Bulan suci Ramadhan tiba. Berbagai macam ibadah, seperti tarawih, puasa,tadarus Al-Qur an akan menghiasi-hiasi hari-harinya. Sambutan akan kedatangan bulan mulia ini dimulai paling tidak sejak bulan Rajab. Kaum muslimin sering malantunkan doa : Allahumma Barik Lana Fi Rajaba wa Sya bana, wa Ballighna Ramadhana (Ya Allah berkatilah kami di bulan Rajab dan Sya ban, sampaikanlah kami ke bulan Ramadhan). Menjelang datangnya hari H bulan puasa ini, kaum muslimin di seluruh dunia menyambut dengan penuh suka cita. Berbagai macam kegiatan yang sudah menjadi tradisi dilakukan di sana-sini.
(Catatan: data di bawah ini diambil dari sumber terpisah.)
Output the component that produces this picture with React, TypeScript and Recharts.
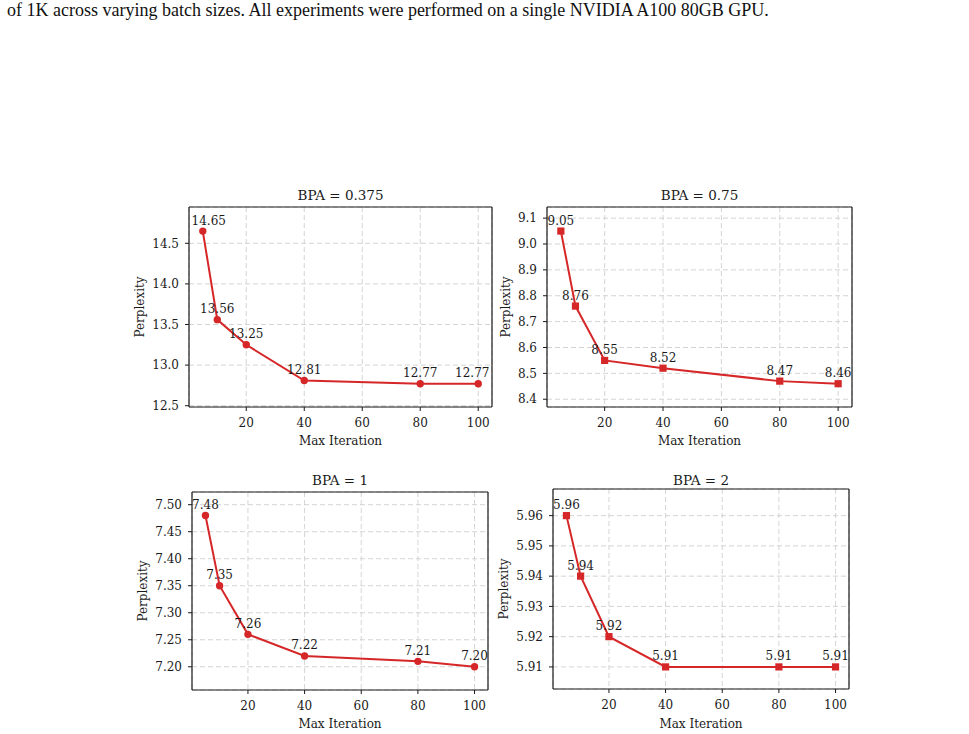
import React from 'react';
import { LineChart, Line, XAxis, YAxis, CartesianGrid, ReferenceLine } from 'recharts';

// ---------- data ----------
const maxIterations = [5, 10, 20, 40, 80, 100];
const xTicks = [20, 40, 60, 80, 100];

const bpaTitles = ['BPA = 0.375', 'BPA = 0.75', 'BPA = 1', 'BPA = 2'];
const pplBpa0375 = [14.65, 13.56, 13.25, 12.81, 12.77, 12.77];
const pplBpa075 = [9.05, 8.76, 8.55, 8.52, 8.47, 8.46];
const pplBpa1 = [7.48, 7.35, 7.26, 7.22, 7.21, 7.2];
const pplBpa2 = [5.96, 5.94, 5.92, 5.91, 5.91, 5.91];

const yTicks0375 = [12.5, 13.0, 13.5, 14.0, 14.5];
const yTicks075 = [8.4, 8.5, 8.6, 8.7, 8.8, 8.9, 9.0, 9.1];
const yTicks1 = [7.2, 7.25, 7.3, 7.35, 7.4, 7.45, 7.5];
const yTicks2 = [5.91, 5.92, 5.93, 5.94, 5.95, 5.96];

// axis limits
const yLim0375 = [12.484, 14.947];
const yLim075 = [8.37, 9.143];
const yLim1 = [7.157, 7.5235];
const yLim2 = [5.9027, 5.9688];
const xLim = [0.25, 104.75];

const markerShapes = ['circle', 'square', 'circle', 'square'];
const yTickDecimals = [1, 1, 2, 2];

const xAxisLabel = 'Max Iteration';
const yAxisLabel = 'Perplexity';
const captionText =
  'of 1K across varying batch sizes. All experiments were performed on a single NVIDIA A100 80GB GPU.';

// ---------- layout / style ----------
const FONT = "'DejaVu Serif', serif";
const RED = '#d62728';
const INK = '#1a1a1a';

type Layout = {
  x: number; y: number; w: number; h: number;
  titleY: number; yLabelX: number; xLabelY: number;
  labelDx: number[];
};
const layouts: Layout[] = [
  { x: 189, y: 207, w: 303, h: 200, titleY: 199.5, yLabelX: 140, xLabelY: 445, labelDx: [6, 0, 0, 0, 0, -6] },
  { x: 547, y: 207, w: 305, h: 200, titleY: 199.5, yLabelX: 506, xLabelY: 445, labelDx: [0, 0, 0, 0, 0, 0] },
  { x: 192, y: 492, w: 296, h: 198, titleY: 484.5, yLabelX: 143, xLabelY: 728, labelDx: [0, 0, 0, 0, 0, 0] },
  { x: 553, y: 489, w: 296, h: 200, titleY: 484.5, yLabelX: 504, xLabelY: 728, labelDx: [0, 0, 0, 0, 0, 0] },
];

const L = 70;
const T = 6;
const R = 6;
const B = 50;

type PanelProps = {
  values: number[];
  yTicks: number[];
  yLim: number[];
  shape: string;
  decimals: number;
  layout: Layout;
};

function Panel({ values, yTicks, yLim, shape, decimals, layout }: PanelProps) {
  const data = maxIterations.map((x, i) => ({ x, y: values[i] }));
  const yDomain: [number, number] = [yLim[0], yLim[1]];
  const xDomain: [number, number] = [xLim[0], xLim[1]];

  const width = L + layout.w + R;
  const height = T + layout.h + B;

  const renderDot = (p: any) => {
    const key = `d-${p.index}`;
    if (p.cx == null || p.cy == null) return <g key={key} />;
    const v = p.payload ? p.payload.y : p.value;
    const dx = layout.labelDx[p.index] || 0;
    return (
      <g key={key}>
        {shape === 'square' ? (
          <rect x={p.cx - 3.6} y={p.cy - 3.6} width={7.2} height={7.2} fill={RED} />
        ) : (
          <circle cx={p.cx} cy={p.cy} r={3.7} fill={RED} />
        )}
        <text
          x={p.cx + dx}
          y={p.cy - 6.5}
          textAnchor="middle"
          fontFamily={FONT}
          fontSize={12}
          fill={INK}
        >
          {Number(v).toFixed(2)}
        </text>
      </g>
    );
  };

  const renderXLabel = (props: any) => {
    const vb = props.viewBox || {};
    const cx = (vb.x ?? L) + (vb.width ?? layout.w) / 2;
    const y = T + layout.h + (layout.xLabelY - (layout.y + layout.h));
    return (
      <text x={cx} y={y} textAnchor="middle" fontFamily={FONT} fontSize={12} fill={INK}>
        {xAxisLabel}
      </text>
    );
  };

  const renderYLabel = () => {
    const cx = L - (layout.x - layout.yLabelX);
    const cy = T + layout.h / 2;
    return (
      <text
        x={cx}
        y={cy}
        transform={`rotate(-90 ${cx} ${cy})`}
        textAnchor="middle"
        dominantBaseline="central"
        fontFamily={FONT}
        fontSize={12}
        fill={INK}
      >
        {yAxisLabel}
      </text>
    );
  };

  const tickStyle = { fontSize: 12, fontFamily: FONT, fill: INK };

  return (
    <div style={{ position: 'absolute', left: layout.x - L, top: layout.y - T }}>
      <LineChart width={width} height={height} data={data} margin={{ top: T, right: R, left: 0, bottom: 0 }}>
        <CartesianGrid stroke="#cfcfcf" strokeDasharray="5 3" strokeWidth={0.9} />
        <XAxis
          dataKey="x"
          type="number"
          domain={xDomain}
          ticks={xTicks}
          height={B}
          tickSize={4}
          tickMargin={7}
          axisLine={{ stroke: INK, strokeWidth: 1.2 }}
          tickLine={{ stroke: INK }}
          tick={tickStyle}
          interval={0}
          label={{ content: renderXLabel }}
        />
        <YAxis
          type="number"
          domain={yDomain}
          ticks={yTicks}
          width={L}
          tickSize={4}
          tickMargin={6}
          axisLine={{ stroke: INK, strokeWidth: 1.2 }}
          tickLine={{ stroke: INK }}
          tick={tickStyle}
          interval={0}
          tickFormatter={(v: number) => v.toFixed(decimals)}
          label={{ content: renderYLabel }}
        />
        <ReferenceLine y={yDomain[1]} stroke={INK} strokeWidth={1.2} ifOverflow="extendDomain" />
        <ReferenceLine x={xDomain[1]} stroke={INK} strokeWidth={1.2} ifOverflow="extendDomain" />
        <Line
          dataKey="y"
          type="linear"
          stroke={RED}
          strokeWidth={2}
          dot={renderDot}
          activeDot={false}
          isAnimationActive={false}
        />
      </LineChart>
    </div>
  );
}

const seriesList = [pplBpa0375, pplBpa075, pplBpa1, pplBpa2];
const tickList = [yTicks0375, yTicks075, yTicks1, yTicks2];
const limList = [yLim0375, yLim075, yLim1, yLim2];

export default function App() {
  return (
    <div
      style={{
        position: 'absolute',
        left: 0,
        top: 0,
        width: 969,
        height: 734,
        background: '#ffffff',
        overflow: 'hidden',
      }}
    >
      <div
        style={{
          position: 'absolute',
          left: 7,
          top: 1,
          fontFamily: "'Liberation Serif', 'Times New Roman', serif",
          fontSize: 18,
          lineHeight: '19px',
          color: '#111',
          whiteSpace: 'nowrap',
          letterSpacing: '0px',
        }}
      >
        {captionText}
      </div>
      <svg width={969} height={734} style={{ position: 'absolute', left: 0, top: 0, pointerEvents: 'none' }}>
        {bpaTitles.map((t, i) => (
          <text
            key={t}
            x={layouts[i].x + layouts[i].w / 2}
            y={layouts[i].titleY}
            textAnchor="middle"
            fontFamily={FONT}
            fontSize={13.5}
            fill={INK}
          >
            {t}
          </text>
        ))}
      </svg>
      {seriesList.map((vals, i) => (
        <Panel
          key={i}
          values={vals}
          yTicks={tickList[i]}
          yLim={limList[i]}
          shape={markerShapes[i]}
          decimals={yTickDecimals[i]}
          layout={layouts[i]}
        />
      ))}
    </div>
  );
}
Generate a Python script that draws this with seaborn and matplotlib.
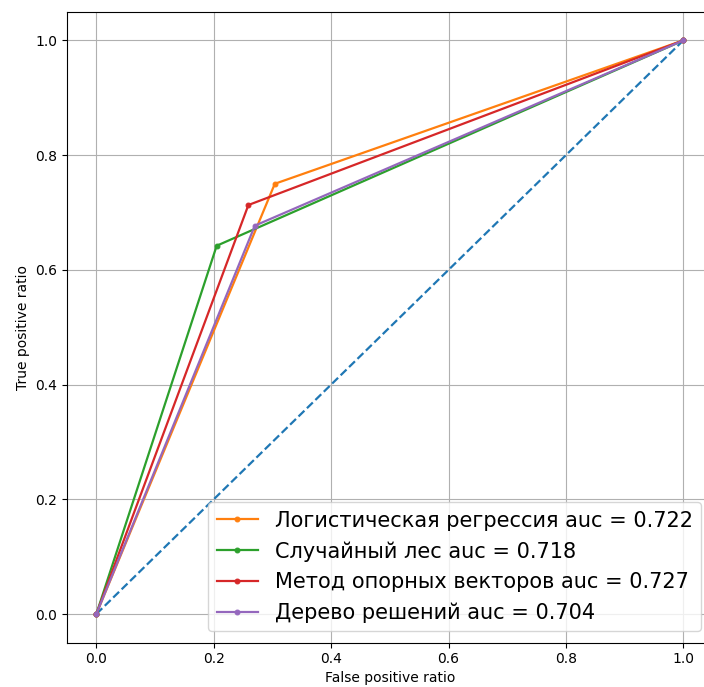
import matplotlib
matplotlib.use("Agg")
import matplotlib.pyplot as plt
import seaborn as sns
import pandas as pd

models = ["Логистическая регрессия", "Случайный лес", "Метод опорных векторов", "Дерево решений"]
aucs = [0.722, 0.718, 0.727, 0.704]
fpr = [[0.0, 0.304, 1.0], [0.0, 0.205, 1.0], [0.0, 0.259, 1.0], [0.0, 0.270, 1.0]]
tpr = [[0.0, 0.750, 1.0], [0.0, 0.642, 1.0], [0.0, 0.713, 1.0], [0.0, 0.677, 1.0]]
diag_x = [0.0, 1.0]
diag_y = [0.0, 1.0]
colors = ["#ff7f0e", "#2ca02c", "#d62728", "#9467bd"]

fig = plt.figure(figsize=(7.04, 6.87), dpi=100)
W, H = 704, 687
left, right, top, bottom = 67, 712.7, 11.7, 642.7
ax = fig.add_axes([left / W, (H - bottom) / H, (right - left) / W, (bottom - top) / H])

sns.lineplot(x=diag_x, y=diag_y, ax=ax, linestyle="--", color="#1f77b4", linewidth=1.6)
for m, a, fx, ty, c in zip(models, aucs, fpr, tpr, colors):
    df = pd.DataFrame({"x": fx, "y": ty})
    sns.lineplot(data=df, x="x", y="y", ax=ax, marker=".", markersize=7, color=c,
                 linewidth=1.6, sort=False, label=f"{m} auc = {a:.3f}",
                 markeredgecolor=c)

ax.set_xlim(-0.05, 1.05)
ax.set_ylim(-0.05, 1.05)
ax.set_xticks([0.0, 0.2, 0.4, 0.6, 0.8, 1.0])
ax.set_yticks([0.0, 0.2, 0.4, 0.6, 0.8, 1.0])
ax.tick_params(labelsize=10)
ax.grid(True, color="#b0b0b0", linewidth=0.8)
ax.set_xlabel("False positive ratio", fontsize=10, labelpad=3)
ax.set_ylabel("True positive ratio", fontsize=10)
ax.legend(loc="lower right", fontsize=15, borderaxespad=0.55, handlelength=2.0)

fig.savefig("out.png", dpi=100)
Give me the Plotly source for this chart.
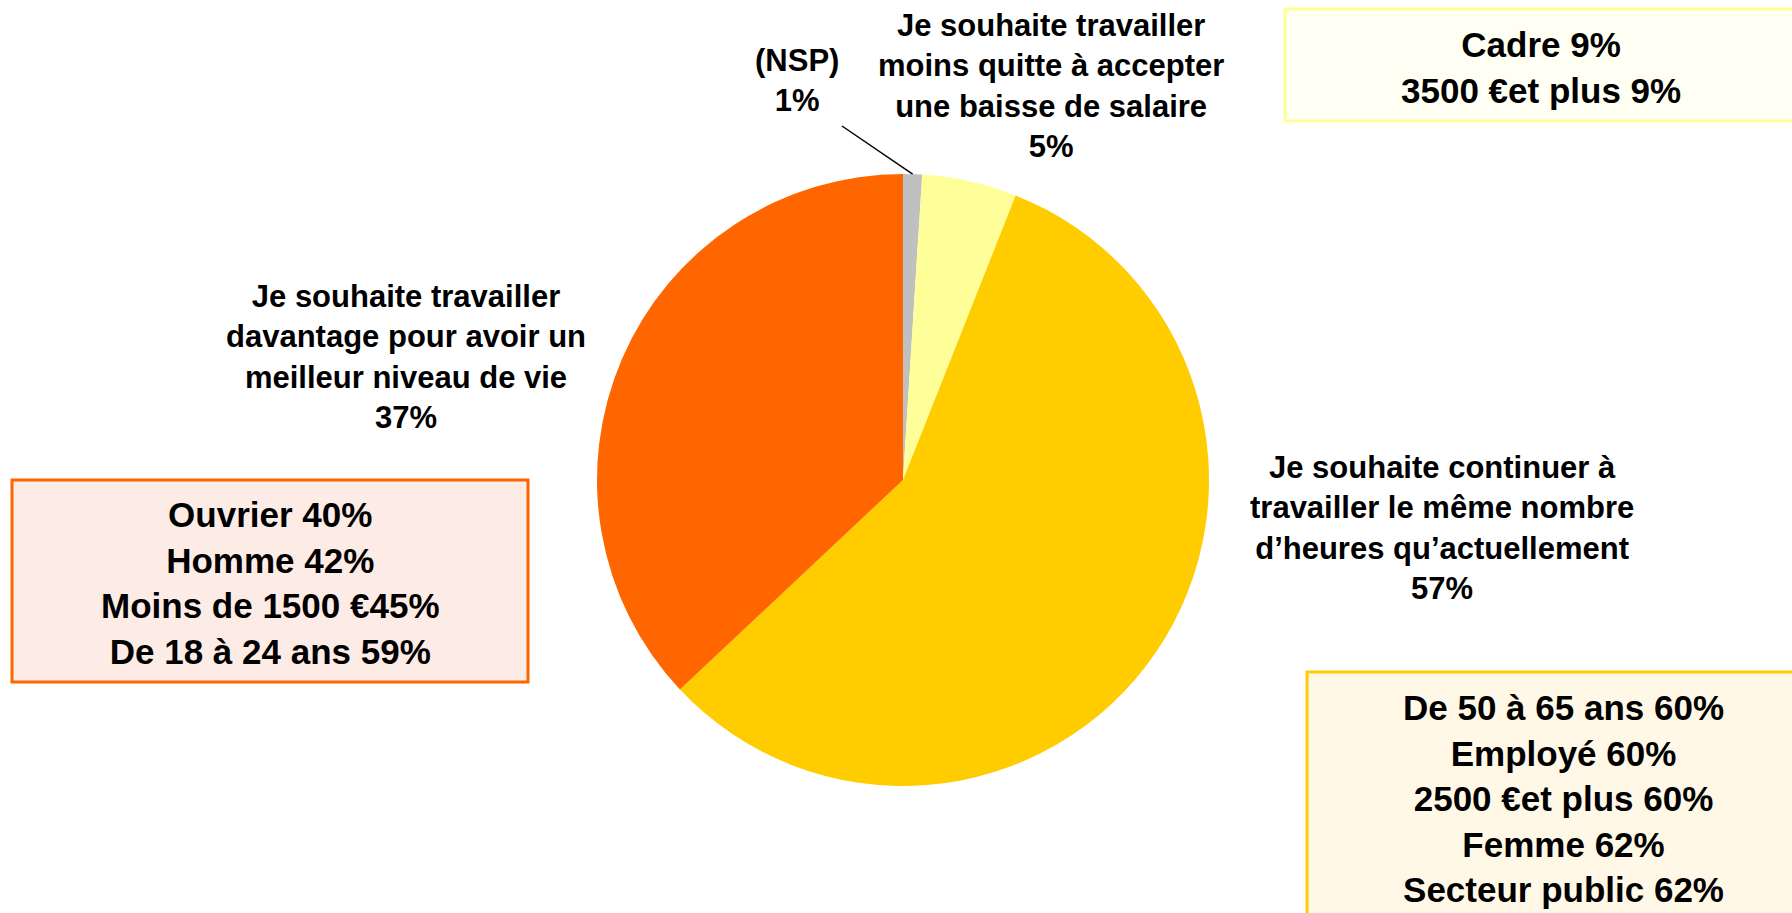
import math
import plotly.graph_objects as go

# data
labels = ["(NSP)",
          "Je souhaite travailler moins quitte à accepter une baisse de salaire",
          "Je souhaite continuer à travailler le même nombre d’heures qu’actuellement",
          "Je souhaite travailler davantage pour avoir un meilleur niveau de vie"]
values = [1, 5, 57, 37]
colors = ["#C0C0C0", "#FFFF99", "#FFCC00", "#FF6600"]

label_texts = ["(NSP)<br>1%",
               "Je souhaite travailler<br>moins quitte à accepter<br>une baisse de salaire<br>5%",
               "Je souhaite continuer à<br>travailler le même nombre<br>d’heures qu’actuellement<br>57%",
               "Je souhaite travailler<br>davantage pour avoir un<br>meilleur niveau de vie<br>37%"]

box_cadre = ["Cadre 9%", "3500 €et plus 9%"]
box_ouvrier = ["Ouvrier 40%", "Homme 42%", "Moins de 1500 €45%", "De 18 à 24 ans 59%"]
box_meme = ["De 50 à 65 ans 60%", "Employé 60%", "2500 €et plus 60%", "Femme 62%", "Secteur public 62%"]

W, H = 1792, 913
FONT = "Liberation Sans, Arial, sans-serif"

# pie geometry (pixels)
cx, cy, r = 903, 480, 306

fig = go.Figure(go.Pie(
    labels=labels, values=values, sort=False, direction="clockwise", rotation=0,
    marker=dict(colors=colors, line=dict(width=0)),
    textinfo="none", hoverinfo="label+percent", showlegend=False,
    domain=dict(x=[(cx - r) / W, (cx + r) / W], y=[1 - (cy + r) / H, 1 - (cy - r) / H]),
))

def px(x):
    return x / W

def py(y):
    return 1 - y / H

shapes = [
    dict(type="rect", xref="paper", yref="paper", x0=px(1285), x1=px(1800), y0=py(121), y1=py(9),
         fillcolor="#FFFFF4", line=dict(color="#FFFF99", width=3), layer="below"),
    dict(type="rect", xref="paper", yref="paper", x0=px(12), x1=px(528), y0=py(682), y1=py(480),
         fillcolor="#FDEBE5", line=dict(color="#FF6600", width=3), layer="below"),
    dict(type="rect", xref="paper", yref="paper", x0=px(1307), x1=px(1800), y0=py(930), y1=py(672),
         fillcolor="#FFF8E6", line=dict(color="#FFCC00", width=3), layer="below"),
]

# leader line to the NSP slice, end point taken from its mid angle
theta = math.radians(360 * values[0] / sum(values) / 2)
tip_x = cx + r * math.sin(theta)
tip_y = cy - r * math.cos(theta)
shapes.append(dict(type="line", xref="paper", yref="paper",
                   x0=px(842), y0=py(126), x1=px(tip_x), y1=py(tip_y),
                   line=dict(color="black", width=1.5)))

annotations = []
label_pos = [(797, 81), (1051, 86), (1442, 528), (406, 357)]
for txt, (x, y) in zip(label_texts, label_pos):
    annotations.append(dict(text="<b>" + txt + "</b>", x=px(x), y=py(y), xref="paper", yref="paper",
                            showarrow=False, xanchor="center", yanchor="middle", align="center",
                            font=dict(family=FONT, size=31, color="#000000")))

box_pos = [(box_cadre, 1541, 67), (box_ouvrier, 270, 583), (box_meme, 1563, 798)]
for lines, x, y in box_pos:
    annotations.append(dict(text="<b>" + "<br>".join(lines) + "</b>", x=px(x), y=py(y),
                            xref="paper", yref="paper", showarrow=False,
                            xanchor="center", yanchor="middle", align="center",
                            font=dict(family=FONT, size=35, color="#000000")))

fig.update_layout(
    width=W, height=H, margin=dict(l=0, r=0, t=0, b=0),
    paper_bgcolor="white", plot_bgcolor="white",
    shapes=shapes, annotations=annotations, showlegend=False,
)

# drop the default body margin so the figure sits at the window origin
fig.write_html("out.html", config={"displayModeBar": False},
               post_script="document.body.style.margin='0';")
Di Mesir sana ada budaya memasang fanus (lampion) di rumah-rumah.

Di Aceh ada tradisi Meugang, Punggahan di Sumatera Utara, Nyorog Betawi, Suru Maca Bugis. Di Jawa sendiri ada tradisi Nyadran, Padusan, Megengan yang pada intinya adalah upacara penyiapan diri, mental dan spiritual yang dibalut doa-doa supaya diberikan kesehatan dan panjang umur supaya bisa menjalankan ibadah-ibadah dengan baik dan sempurna. Ibadah yang kita lakukan tidak hanya dilihat oleh Allah SWT dari sisi kualitas apakah kita melaksanakan dengan khusyu atau tidak-, atau kuantitias seberapa banyak ibadah yang kita lakukan- tapi bagaimana kita merespon dan menyambutnya ketika seruan itu datang adalah jauh lebih penting. Inilah yang disebut dengan istijabah (sendiko dawuh melaksanakan dawuhe Gusti).

Imam Qusyairi dalam Lathaiful Isyarat menyatakan bahwa istijabah adalah hal yang utama, mulia dan istimewa karena menunjukkan kesiapan dan kecintaan hati pada perintah-perintah Allah SWT. Istijabah menunjukkan bahwa si hamba siap melaksanakan perintah dengan suka rela tidak karena terpaksa. Mengapa istijabah demikian mulia?, karena ia adalah respon spontan dari orang yang benar-benar iman dan cinta pada Allah dan Rasul-Nya. Dalam dunia tarbiyah, ia masuk dalam kategori akhak. Artinya melakukan sesuatu dengan otomatis tanpa perlu dipikir-pikir terlebih dahulu.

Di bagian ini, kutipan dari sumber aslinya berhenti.